Pour encore trop de Québécois francophones, Stephen Lewis reste un parfait inconnu. Ce sexagénaire est pourtant un homme comme on les aime : rebelle engagé, étonnant visionnaire et pragmatique à la fois, puissant humaniste et féministe de surcroît ! À mon sens, un des plus formidables joyaux dont le Canada ait accouché. Une pétition sur Internet a récolté 23 000 signatures pour soutenir sa candidature comme Prix Nobel de la paix cette année. Il le mériterait largement.
Sa vaste carrière de diplomate - d’abord comme ambassadeur du Canada à l’ONU en 1984 et plus récemment comme envoyé spécial de Kofi Annan dans la lutte contre le VIH/sida - n’a pas assagi ses propos percutants, ni ankylosé sa pensée critique. Au contraire.
Les Éditions Leméac/Actes Sud viennent de lancer un ouvrage que devraient lire tous les altermondialistes, les passionnés de la santé publique, de l’écologie humaine, de l’éducation, des relations internationales... Et les féministes. Intitulé Contre la montre, Stephen Lewis y raconte son attachement et son engagement indéfectibles envers l’Afrique - et particulièrement envers les Africaines vivant avec le sida, à qui le livre est dédié. La première phrase se lit ainsi : « J’ai passé les quatre dernières années de ma vie à regarder des gens mourir ».
Sa passion nourrie pour ce continent croulant dans la quasi-indifférence des puissances internationales a pris naissance quand il avait 20 ans. En 1960, tout juste sorti de l’Université de Toronto, avant même d’avoir terminé le premier cycle universitaire, il se retrouve à l’Assemblée mondiale de la jeunesse, au Ghana, dans une bande de jeunes allumés, engagés, progressistes, des Africains pour la plupart. Cette rencontre a tourné en histoire d’amour entre Stephen Lewis et le continent. Un continent qu’il a sillonné en tous sens par la suite, et pas qu’à travers les capitales, s’y faisant des milliers de connaissances, d’amis et quelques opposants bien sûr. Son allergie à la langue de bois a dû crisper bien des réunions internationales.

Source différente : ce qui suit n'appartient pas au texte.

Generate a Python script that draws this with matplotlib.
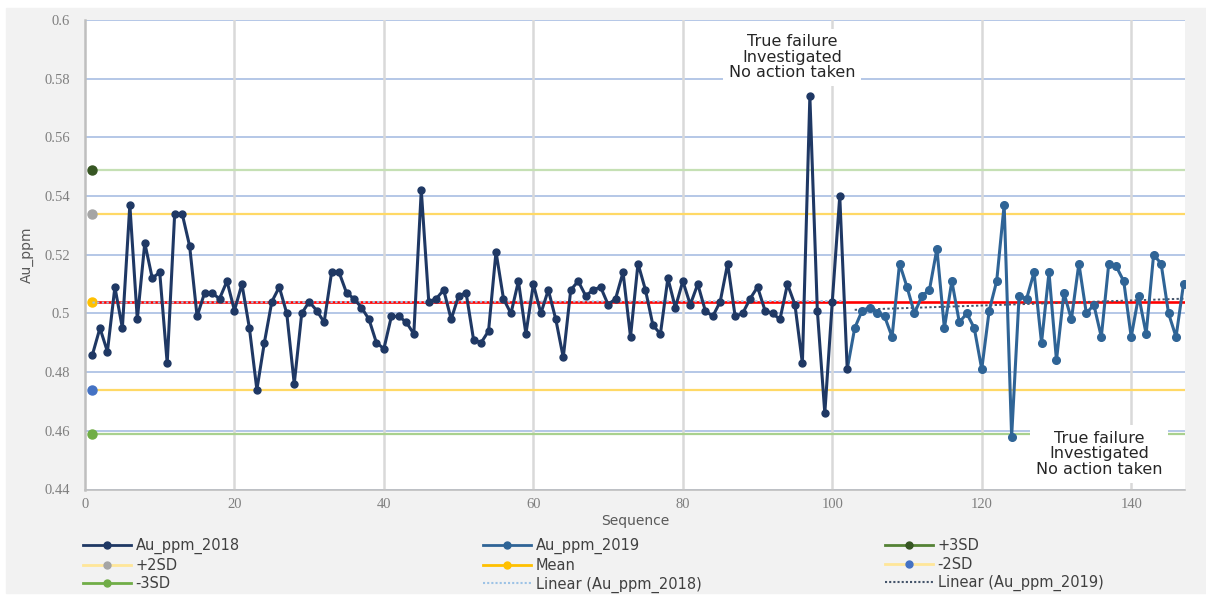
import numpy as np
import matplotlib
matplotlib.use("Agg")
import matplotlib.pyplot as plt
from matplotlib.lines import Line2D
from matplotlib.patches import Rectangle
from matplotlib.ticker import FuncFormatter

# Au standard results
au_ppm_2018 = [0.486, 0.495, 0.487, 0.509, 0.495, 0.537, 0.498, 0.524, 0.512, 0.514,
               0.483, 0.534, 0.534, 0.523, 0.499, 0.507, 0.507, 0.505, 0.511, 0.501,
               0.510, 0.495, 0.474, 0.490, 0.504, 0.509, 0.500, 0.476, 0.500, 0.504,
               0.501, 0.497, 0.514, 0.514, 0.507, 0.505, 0.502, 0.498, 0.490, 0.488,
               0.499, 0.499, 0.497, 0.493, 0.542, 0.504, 0.505, 0.508, 0.498, 0.506,
               0.507, 0.491, 0.490, 0.494, 0.521, 0.505, 0.500, 0.511, 0.493, 0.510,
               0.500, 0.508, 0.498, 0.485, 0.508, 0.511, 0.506, 0.508, 0.509, 0.503,
               0.505, 0.514, 0.492, 0.517, 0.508, 0.496, 0.493, 0.512, 0.502, 0.511,
               0.503, 0.510, 0.501, 0.499, 0.504, 0.517, 0.499, 0.500, 0.505, 0.509,
               0.501, 0.500, 0.498, 0.510, 0.503, 0.483, 0.574, 0.501, 0.466, 0.504,
               0.540, 0.481]
au_ppm_2019 = [0.495, 0.501, 0.502, 0.500, 0.499, 0.492, 0.517, 0.509, 0.500, 0.506,
               0.508, 0.522, 0.495, 0.511, 0.497, 0.500, 0.495, 0.481, 0.501, 0.511,
               0.537, 0.458, 0.506, 0.505, 0.514, 0.490, 0.514, 0.484, 0.507, 0.498,
               0.517, 0.500, 0.503, 0.492, 0.517, 0.516, 0.511, 0.492, 0.506, 0.493,
               0.520, 0.517, 0.500, 0.492, 0.510]
seq_2018 = list(range(1, len(au_ppm_2018) + 1))
seq_2019 = list(range(seq_2018[-1] + 1, seq_2018[-1] + 1 + len(au_ppm_2019)))

mean_value = 0.504
plus_2sd = 0.534
minus_2sd = 0.474
plus_3sd = 0.549
minus_3sd = 0.459

y_ticks = [0.44, 0.46, 0.48, 0.5, 0.52, 0.54, 0.56, 0.58, 0.6]
x_ticks = [0, 20, 40, 60, 80, 100, 120, 140]
note_text = "True failure\nInvestigated\nNo action taken"

NAVY = "#1f3864"
STEEL = "#2f6496"
W, H = 1206, 597

fig = plt.figure(figsize=(W / 100, H / 100), dpi=100)
fig.patches.append(Rectangle((6 / W, 4 / H), 1 - 6 / W, 1 - 12 / H,
                             transform=fig.transFigure, color="#f2f2f2", zorder=-10))
ax = fig.add_axes([85 / W, 1 - 489.5 / H, 1100 / W, 469.5 / H])
ax.set_facecolor("white")

# gridlines
for yv in y_ticks:
    ax.axhline(yv, color="#b4c7e7", lw=1.4, zorder=1)
for xv in x_ticks[1:]:
    ax.axvline(xv, color="#d9d9d9", lw=1.8, zorder=1)

# control limits (marker only at first sequence)
limit_x = [1, seq_2019[-1] + 0.2]
limits = [(plus_3sd, "#c5e0b4", "#375623"), (plus_2sd, "#ffd966", "#a5a5a5"),
          (minus_2sd, "#ffd966", "#4472c4"), (minus_3sd, "#a9d18e", "#70ad47")]
for yv, line_col, mark_col in limits:
    ax.plot(limit_x, [yv, yv], color=line_col, lw=1.6, zorder=2)
    ax.plot([1], [yv], "o", color=mark_col, ms=6.5, zorder=3)
ax.plot(limit_x, [mean_value, mean_value], color="#ff0000", lw=1.9, zorder=2)
ax.plot([1], [mean_value], "o", color="#ffc000", ms=6.5, zorder=3)

# linear trends
fit_2018 = np.polyfit(seq_2018, au_ppm_2018, 1)
fit_2019 = np.polyfit(seq_2019, au_ppm_2019, 1)
ax.plot(seq_2018, np.polyval(fit_2018, seq_2018), color="#9dc3e6", lw=1.4,
        ls=(0, (1.2, 1.2)), zorder=4)
ax.plot(seq_2019, np.polyval(fit_2019, seq_2019), color="#44546a", lw=1.4,
        ls=(0, (1.2, 1.2)), zorder=4)

# data series
ax.plot([seq_2018[-1], seq_2019[0]], [au_ppm_2018[-1], au_ppm_2019[0]],
        color=STEEL, lw=2.2, zorder=5)
ax.plot(seq_2018, au_ppm_2018, "-o", color=NAVY, lw=2.2, ms=5, zorder=6)
ax.plot(seq_2019, au_ppm_2019, "-o", color=STEEL, lw=2.2, ms=5.5, zorder=6)

# annotations
box = dict(boxstyle="square,pad=0.35", fc="white", ec="none")
ax.text(94.6, 0.5873, note_text, ha="center", va="center", fontsize=11.5,
        linespacing=1.05, color="#262626", bbox=box, zorder=10)
ax.text(135.7, 0.4521, note_text, ha="center", va="center", fontsize=11.5,
        linespacing=1.05, color="#262626", bbox=box, zorder=10)

ax.set_xlim(0, seq_2019[-1] + 0.2)
ax.set_ylim(0.44, 0.6)
ax.set_xticks(x_ticks)
ax.set_yticks(y_ticks)
ax.yaxis.set_major_formatter(FuncFormatter(lambda v, p: "%g" % v))
for lbl in ax.get_xticklabels() + ax.get_yticklabels():
    lbl.set_family("Liberation Serif")
ax.tick_params(axis="both", length=0, labelsize=10.5, labelcolor="#7f7f7f")
ax.tick_params(axis="y", pad=11)
ax.tick_params(axis="x", pad=6)
for side in ("top", "right"):
    ax.spines[side].set_visible(False)
ax.spines["left"].set_color("#bfbfbf")
ax.spines["left"].set_linewidth(1.8)
ax.spines["bottom"].set_color("#bfbfbf")
ax.spines["bottom"].set_linewidth(1.2)
ax.set_xlabel("Sequence", fontsize=10, color="#595959", labelpad=2)
ax.set_ylabel("Au_ppm", fontsize=10, color="#595959", labelpad=7)

# legend, three columns placed like the reference
def entry(line_col, mark_col=None):
    if mark_col is None:
        return Line2D([], [], color=line_col, lw=1.5, ls=(0, (1, 1)))
    return Line2D([], [], color=line_col, lw=2, marker="o", ms=5, mfc=mark_col,
                  mec=mark_col)

columns = [
    (83, [(entry(NAVY, NAVY), "Au_ppm_2018"), (entry("#ffe699", "#a5a5a5"), "+2SD"),
          (entry("#70ad47", "#70ad47"), "-3SD")]),
    (483, [(entry(STEEL, STEEL), "Au_ppm_2019"), (entry("#ffc000", "#ffc000"), "Mean"),
           (entry("#9dc3e6"), "Linear (Au_ppm_2018)")]),
    (885, [(entry("#548235", "#375623"), "+3SD"), (entry("#ffe699", "#4472c4"), "-2SD"),
           (entry("#44546a"), "Linear (Au_ppm_2019)")]),
]
for x_px, items in columns:
    fig.legend([h for h, _ in items], [t for _, t in items], loc="upper left",
               bbox_to_anchor=(x_px / W, 1 - 538 / H), frameon=False, fontsize=10.5,
               handlelength=3.3, handletextpad=0.3, labelspacing=0.25,
               borderpad=0, borderaxespad=0, labelcolor="#404040")

fig.savefig("out.png", dpi=100, facecolor="white")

Son verbe coloré, sa puissance de conviction, sa rigueur et sa détermination à combattre le sida en Afrique imprègnent les cinq conférences compilées dans Contre la montre. Le livre se laisse dévorer ; le conférencier est d’abord un conteur. Au-delà des critiques documentées et nuancées qu’il formule, l’ouvrage est rempli d’anecdotes puissantes qui résument mieux que trois rapports internationaux les préjugés et le laxisme qui sévissent dans les institutions responsables. Mais par-dessus tout, Lewis fait état de solutions possibles, d’approches à consolider, de programmes à revoir, de manières efficaces de tenir parole. Il demeure convaincu que les pays du G-8 ont collectivement les moyens de rétablir la santé et, du même coup, l’espoir de construire une économie plus robuste. Le Canada, seul pays du G-8 qui nage dans les surplus, ne tient pas promesse en termes d’aide étrangère, faut-il le rappeler. Il ne verse pas le 0,7 % auquel il s’est engagé il y a plusieurs années. L’avenir des enfants qui littéralement regardent leurs parents mourir « reste entre les mains, en bonne partie, de gens qui ont toujours prétendu avoir de la compassion sans en avoir vraiment. »

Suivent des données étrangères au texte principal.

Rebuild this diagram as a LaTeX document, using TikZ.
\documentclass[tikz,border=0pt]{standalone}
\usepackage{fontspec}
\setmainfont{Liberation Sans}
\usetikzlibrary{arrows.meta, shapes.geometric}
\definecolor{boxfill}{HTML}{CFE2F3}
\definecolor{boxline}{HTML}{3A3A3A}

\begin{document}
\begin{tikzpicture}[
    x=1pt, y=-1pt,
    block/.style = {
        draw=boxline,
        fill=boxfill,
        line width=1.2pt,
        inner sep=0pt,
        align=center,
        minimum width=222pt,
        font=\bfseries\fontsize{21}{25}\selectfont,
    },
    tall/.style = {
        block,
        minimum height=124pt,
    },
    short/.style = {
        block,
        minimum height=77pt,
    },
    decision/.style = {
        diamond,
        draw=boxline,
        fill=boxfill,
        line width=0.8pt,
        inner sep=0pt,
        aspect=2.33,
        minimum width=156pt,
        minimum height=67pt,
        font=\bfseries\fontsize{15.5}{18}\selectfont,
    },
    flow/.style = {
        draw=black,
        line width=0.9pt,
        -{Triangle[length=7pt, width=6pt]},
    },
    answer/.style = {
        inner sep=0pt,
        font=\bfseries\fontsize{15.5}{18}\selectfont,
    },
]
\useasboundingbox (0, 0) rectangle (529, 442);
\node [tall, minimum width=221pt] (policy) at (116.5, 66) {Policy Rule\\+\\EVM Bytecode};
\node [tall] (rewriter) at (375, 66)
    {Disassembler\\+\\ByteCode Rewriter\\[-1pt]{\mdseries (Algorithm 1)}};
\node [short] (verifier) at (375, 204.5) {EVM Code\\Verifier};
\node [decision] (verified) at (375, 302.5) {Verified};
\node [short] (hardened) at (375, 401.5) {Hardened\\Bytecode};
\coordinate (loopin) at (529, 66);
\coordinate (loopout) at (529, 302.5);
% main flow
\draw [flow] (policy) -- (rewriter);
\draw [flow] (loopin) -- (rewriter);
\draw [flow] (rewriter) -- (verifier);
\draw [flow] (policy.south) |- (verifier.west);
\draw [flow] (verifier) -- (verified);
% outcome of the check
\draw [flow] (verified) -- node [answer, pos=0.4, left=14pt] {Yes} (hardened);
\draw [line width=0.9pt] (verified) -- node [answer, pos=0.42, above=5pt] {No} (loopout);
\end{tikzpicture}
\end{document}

Stephen Lewis sera à Montréal, à l’École des Hautes Études Commerciales, lundi 27 novembre pour prononcer une conférence à l’invitation de la fondation nouvellement crée 60 millions de filles, dont je suis la marraine. 60 millions de filles, c’est le nombre de fillettes empêchées ou découragées de faire des études de base dans plusieurs pays en développement. Pour sa première année, la Fondation a choisi d’épauler financièrement un projet formidable en quatre volets, situé à Lusaka en Zambie, où 23 % des enfants sont orphelins du sida. Il s’agit du Centre de formation Umoyo, dédié à des jeunes filles, et que la Fondation Stephen Lewis encadre depuis 10 ans. La Fondation 60 millions de filles a choisi de prêter main-forte à l’expert rebelle parce qu’il sait bien, comme vous, que la pierre angulaire de tout développement durable passe par l’éducation.